M. De Santis, N. Massarelli

Employment and territorial mobility

  • Abstract

Informations and abstract

Keywords: Non-profit Organizations; Dualism; Job Creation

Territorial mobility for job reasons is a topic that has a great relief in a country like Italy. Information inferable from a National Statistical Institute (ISTAT) survey on Labour Forces, on the one hand provides us with indications about the characteristics of the people involved and analyzes flows direction, on the other hand it highlights meaningful differences both in structure and in territorial dynamics of employment related to job place rather than to residence. The picture that emerges describes commuting as a widespread phenomenon that involves over 9 million people, equal to the 40,1% of employment. Most transfers are not exhausted in another town of the same province of residence, but around 400.000 people work to such a distance that it doesn't allow them a daily return at home. There are different models of commuting. Centre-North regions are characterized by proximity commuting - almost all transfers are exhausted in the same province of residence or in a neighbouring province; whereas Southern regions are characterized by long distance commuting. Commuting flows going from South towards the Centre-North of Italy involve 151.000 people, equal to the 2,3% of employed residing in the South.
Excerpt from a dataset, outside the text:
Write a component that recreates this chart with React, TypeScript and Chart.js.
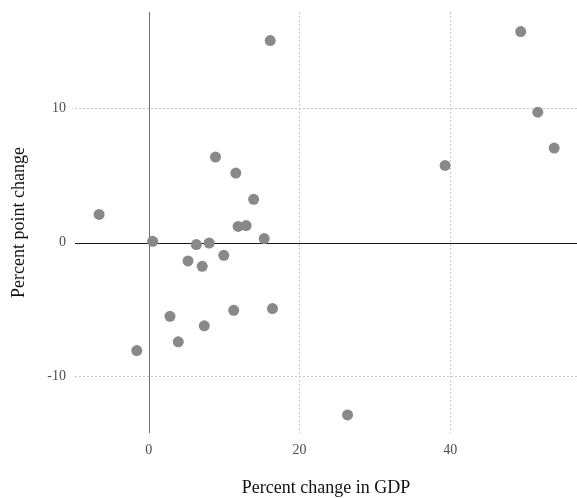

Observing commuting flows, it is possible to individualize some poles of manpower attraction, mainly constituted by some most important Centre-North town centres, first of all Milan and Rome. Long distance commuting regards men in particular, especially those having less family responsibilities; furthermore, it concerns above all those having a temporary job, in comparison with those employed on a permanent basis or having a stable self-employment. Finally, dynamics of employment based on job place often diverges considerably from that based on region of residence.